Acrostics

A Memory Curiosity


This memory technique involves looking at a list of words or sentences that you're trying to remember, and taking the first letter of each word to form a new word or sentence.

How to Use the Tool:

Look at the list, the sentence, or even the long name that you need to remember and write down in order the first letter of each word. Use these letters to form an acrostic that you can easily recall to ensure you remember the list or log name.

Common acrostics include: NHL (National Hockey League) and USA (United States of America). Another example, perhaps more useful within the business arena is: Marketing Director Alicia Stroud (use the mathematical order of operations: Multiply and Divide before Adding and Subtracting).

While Acrostics are useful as memory techniques, often it is difficult to match the information being remembered with a useful or memorable acrostic. Given that there are many good memory techniques which serve as easier alternatives, this makes them something of a curiosity, and little more than this.

Example:

You may have heard of acrostic puzzles.
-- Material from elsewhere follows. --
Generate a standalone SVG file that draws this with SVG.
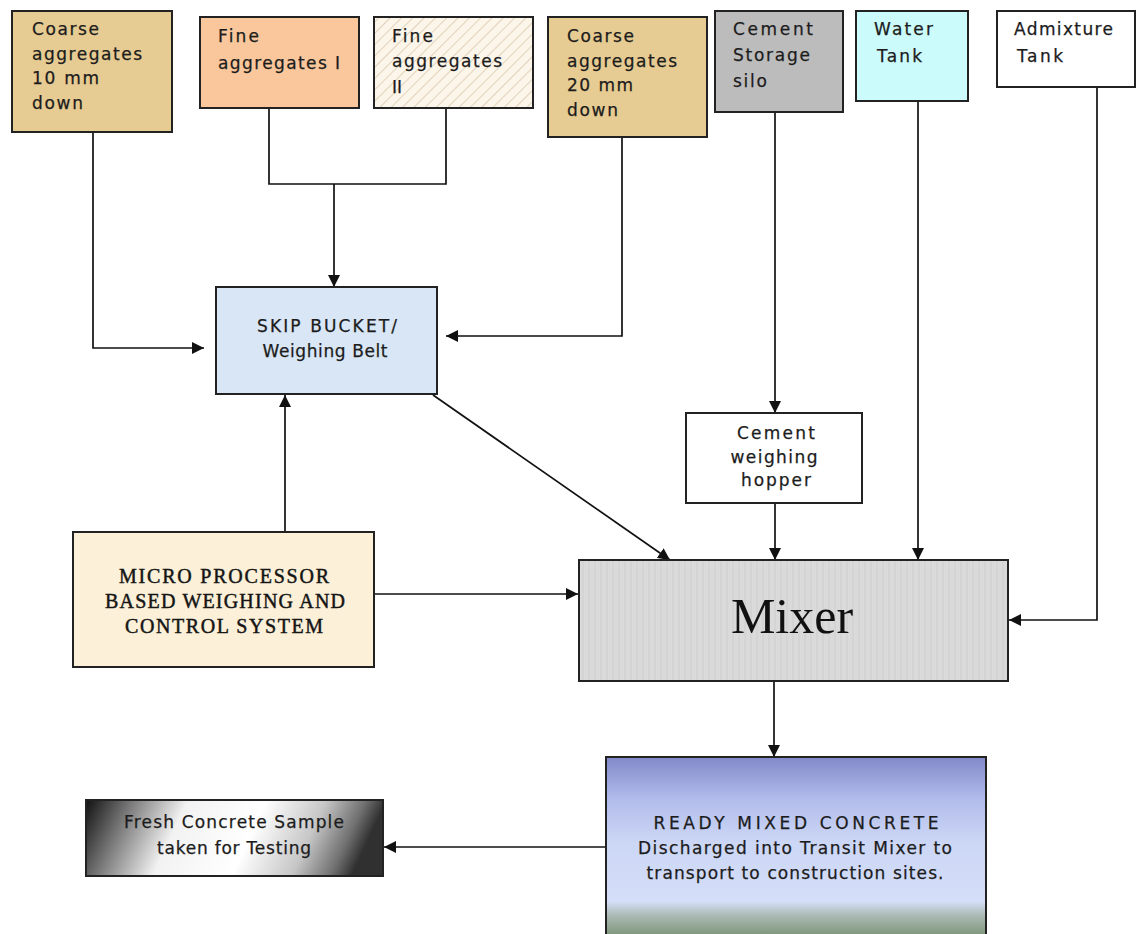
<svg xmlns="http://www.w3.org/2000/svg" width="1136" height="934" viewBox="0 0 1136 934">
<defs>
<style>
.box{stroke:#222;stroke-width:2}
.t{font-family:"DejaVu Sans","Liberation Sans",sans-serif;font-size:17px;fill:#1c1c1c;stroke:#1c1c1c;stroke-width:0.25}
.tc{font-family:"DejaVu Sans","Liberation Sans",sans-serif;font-size:17px;fill:#1c1c1c;stroke:#1c1c1c;stroke-width:0.25;text-anchor:middle}
.ts{font-family:"Liberation Serif","DejaVu Serif",serif;font-size:20px;fill:#151515;stroke:#151515;stroke-width:0.45;text-anchor:middle}
.con{fill:none;stroke:#111;stroke-width:1.7}
</style>
<marker id="ah" viewBox="0 0 10 10" refX="10" refY="5" markerWidth="12" markerHeight="12" markerUnits="userSpaceOnUse" orient="auto">
<path d="M0,0 L10,5 L0,10 z" fill="#111"/>
</marker>
<pattern id="hatch" width="8" height="8" patternUnits="userSpaceOnUse" patternTransform="rotate(45)">
<rect width="8" height="8" fill="#fcf5ea"/>
<line x1="0" y1="0" x2="0" y2="8" stroke="#e2d2ba" stroke-width="2"/>
</pattern>
<pattern id="vstripe" width="6" height="6" patternUnits="userSpaceOnUse">
<rect width="6" height="6" fill="#dadada"/>
<line x1="1" y1="0" x2="1" y2="6" stroke="#cfcfcf" stroke-width="1"/>
</pattern>
<linearGradient id="rmc" x1="0" y1="0" x2="0" y2="1">
<stop offset="0" stop-color="#8289c8"/>
<stop offset="0.22" stop-color="#b2bceb"/>
<stop offset="0.45" stop-color="#ccd7f6"/>
<stop offset="0.76" stop-color="#d4def8"/>
<stop offset="0.84" stop-color="#a8b8b0"/>
<stop offset="1" stop-color="#66805a"/>
</linearGradient>
<linearGradient id="fresh" x1="0" y1="0" x2="1" y2="0.12">
<stop offset="0" stop-color="#111111"/>
<stop offset="0.14" stop-color="#707070"/>
<stop offset="0.34" stop-color="#f2f2f2"/>
<stop offset="0.6" stop-color="#ffffff"/>
<stop offset="0.8" stop-color="#c6c6c6"/>
<stop offset="0.93" stop-color="#707070"/>
<stop offset="1" stop-color="#303030"/>
</linearGradient>
</defs>
<rect width="1136" height="934" fill="#ffffff"/>

<g id="connectors">
<path class="con" d="M93,132 V348 H204" marker-end="url(#ah)"/>
<path class="con" d="M269,108 V184 H446 V108"/>
<path class="con" d="M334,184 V287" marker-end="url(#ah)"/>
<path class="con" d="M622,137 V336 H446" marker-end="url(#ah)"/>
<path class="con" d="M775,112 V413" marker-end="url(#ah)"/>
<path class="con" d="M285,532 V395" marker-end="url(#ah)"/>
<path class="con" d="M374,594 H578" marker-end="url(#ah)"/>
<path class="con" d="M433,395 L670,560" stroke-width="1.3" marker-end="url(#ah)"/>
<path class="con" d="M775,503 V560" marker-end="url(#ah)"/>
<path class="con" d="M918,101 V560" marker-end="url(#ah)"/>
<path class="con" d="M1097,87 V620 H1009" marker-end="url(#ah)"/>
<path class="con" d="M774,681 V757" marker-end="url(#ah)"/>
<path class="con" d="M606,847 H384" marker-end="url(#ah)"/>
</g>

<g id="coarse10">
<rect class="box" x="12" y="11" width="160" height="121" fill="#e6cb92"/>
<text class="t" x="32" y="35" textLength="67" lengthAdjust="spacing">Coarse</text>
<text class="t" x="32" y="60" textLength="110" lengthAdjust="spacing">aggregates</text>
<text class="t" x="32" y="84" textLength="67" lengthAdjust="spacing">10 mm</text>
<text class="t" x="32" y="109" textLength="51" lengthAdjust="spacing">down</text>
</g>

<g id="fine1">
<rect class="box" x="200" y="17" width="159" height="91" fill="#f9c79b"/>
<text class="t" x="218" y="42" textLength="41" lengthAdjust="spacing">Fine</text>
<text class="t" x="218" y="69" textLength="122" lengthAdjust="spacing">aggregates I</text>
</g>

<g id="fine2">
<rect class="box" x="374" y="17" width="159" height="91" fill="url(#hatch)"/>
<text class="t" x="392" y="42" textLength="41" lengthAdjust="spacing">Fine</text>
<text class="t" x="392" y="67" textLength="110" lengthAdjust="spacing">aggregates</text>
<text class="t" x="392" y="93">II</text>
</g>

<g id="coarse20">
<rect class="box" x="548" y="17" width="159" height="120" fill="#e6cb92"/>
<text class="t" x="567" y="42" textLength="67" lengthAdjust="spacing">Coarse</text>
<text class="t" x="567" y="67" textLength="110" lengthAdjust="spacing">aggregates</text>
<text class="t" x="567" y="91" textLength="66" lengthAdjust="spacing">20 mm</text>
<text class="t" x="567" y="116" textLength="51" lengthAdjust="spacing">down</text>
</g>

<g id="silo">
<rect class="box" x="715" y="11" width="128" height="101" fill="#bcbcbc"/>
<text class="t" x="733" y="35" textLength="80" lengthAdjust="spacing">Cement</text>
<text class="t" x="733" y="61" textLength="77" lengthAdjust="spacing">Storage</text>
<text class="t" x="733" y="87" textLength="34" lengthAdjust="spacing">silo</text>
</g>

<g id="water">
<rect class="box" x="856" y="11" width="112" height="90" fill="#ccfbfb"/>
<text class="t" x="874" y="35" textLength="59" lengthAdjust="spacing">Water</text>
<text class="t" x="877" y="62" textLength="45" lengthAdjust="spacing">Tank</text>
</g>

<g id="admixture">
<rect class="box" x="997" y="11" width="138" height="76" fill="#ffffff"/>
<text class="t" x="1014" y="35" textLength="99" lengthAdjust="spacing">Admixture</text>
<text class="t" x="1017" y="62" textLength="46" lengthAdjust="spacing">Tank</text>
</g>

<g id="skip">
<rect class="box" x="216" y="287" width="221" height="107" fill="#d9e6f5"/>
<text class="tc" x="327" y="332" font-size="16" textLength="140" lengthAdjust="spacing">SKIP BUCKET/</text>
<text class="tc" x="325" y="357" font-size="16" textLength="125" lengthAdjust="spacing">Weighing Belt</text>
</g>

<g id="micro">
<rect class="box" x="73" y="532" width="301" height="135" fill="#fcf0d8"/>
<text class="ts" x="224" y="583" textLength="210" lengthAdjust="spacing">MICRO PROCESSOR</text>
<text class="ts" x="225" y="608" textLength="240" lengthAdjust="spacing">BASED WEIGHING AND</text>
<text class="ts" x="224" y="633" textLength="198" lengthAdjust="spacing">CONTROL SYSTEM</text>
</g>

<g id="hopper">
<rect class="box" x="686" y="413" width="176" height="90" fill="#ffffff"/>
<text class="tc" x="776" y="439" textLength="78" lengthAdjust="spacing">Cement</text>
<text class="tc" x="774" y="463" textLength="87" lengthAdjust="spacing">weighing</text>
<text class="tc" x="776" y="486" textLength="70" lengthAdjust="spacing">hopper</text>
</g>

<g id="mixer">
<rect class="box" x="579" y="560" width="429" height="121" fill="url(#vstripe)"/>
<text x="792" y="633" font-family="Liberation Serif, DejaVu Serif, serif" font-size="50" fill="#111" text-anchor="middle">Mixer</text>
</g>

<g id="rmc">
<rect class="box" x="606" y="757" width="380" height="190" fill="url(#rmc)"/>
<text class="tc" x="796" y="829" font-size="17.5" fill="#161630" textLength="285" lengthAdjust="spacing">READY MIXED CONCRETE</text>
<text class="tc" x="795" y="854" font-size="17.5" textLength="314" lengthAdjust="spacing">Discharged into Transit Mixer to</text>
<text class="tc" x="795" y="879" font-size="17.5" textLength="297" lengthAdjust="spacing">transport to construction sites.</text>
</g>

<g id="fresh">
<rect class="box" x="86" y="800" width="297" height="76" fill="url(#fresh)"/>
<text class="tc" x="234" y="828" textLength="220" lengthAdjust="spacing">Fresh Concrete Sample</text>
<text class="tc" x="234" y="854" textLength="154" lengthAdjust="spacing">taken for Testing</text>
</g>
</svg>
These are popular quotation puzzles made famous by the New York Times. In fact, these puzzles are in such high demand that the New York Times has published nine volumes of acrostic puzzles for the puzzle enthusiast.
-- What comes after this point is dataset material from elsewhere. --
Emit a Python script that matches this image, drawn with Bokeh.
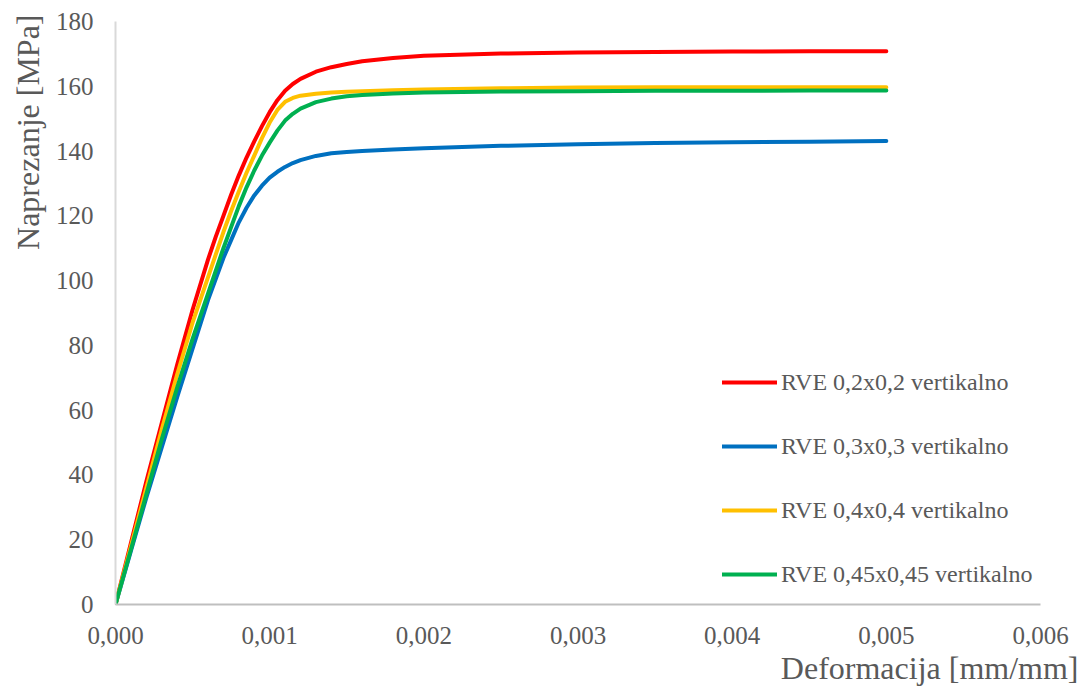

By starting each line of prose with a letter that is used to form an overall word, acrostics has also made it’s way into poetry.

Example:

Here is an example of this use (as taken from a poem by William Anderson Ellis), with the ending word, or the acrostic being FAREWELL.

Farewell, dear, young friends;
       though parting is painful,
A sad separation approaches at last.
Revilers may spurn me,
       lost friends may chide me;
Even then with much pleasure
       I'll think on the past.
When rivers divide us and
       hills rise between us,
Even then I'll remember
       your childhood bright days.
Let not sad reflections
       a moment beguile you;
Look forward with hope on
       future's bright

Key Points:

Acrostics function by taking the first letters of each word in a sentence, or the first letter of each line in a poem, and using them to create a new word or sentence. In some cases acrostics can be useful as a memory technique, however these cases are often quite limited and many other techniques are more reliable.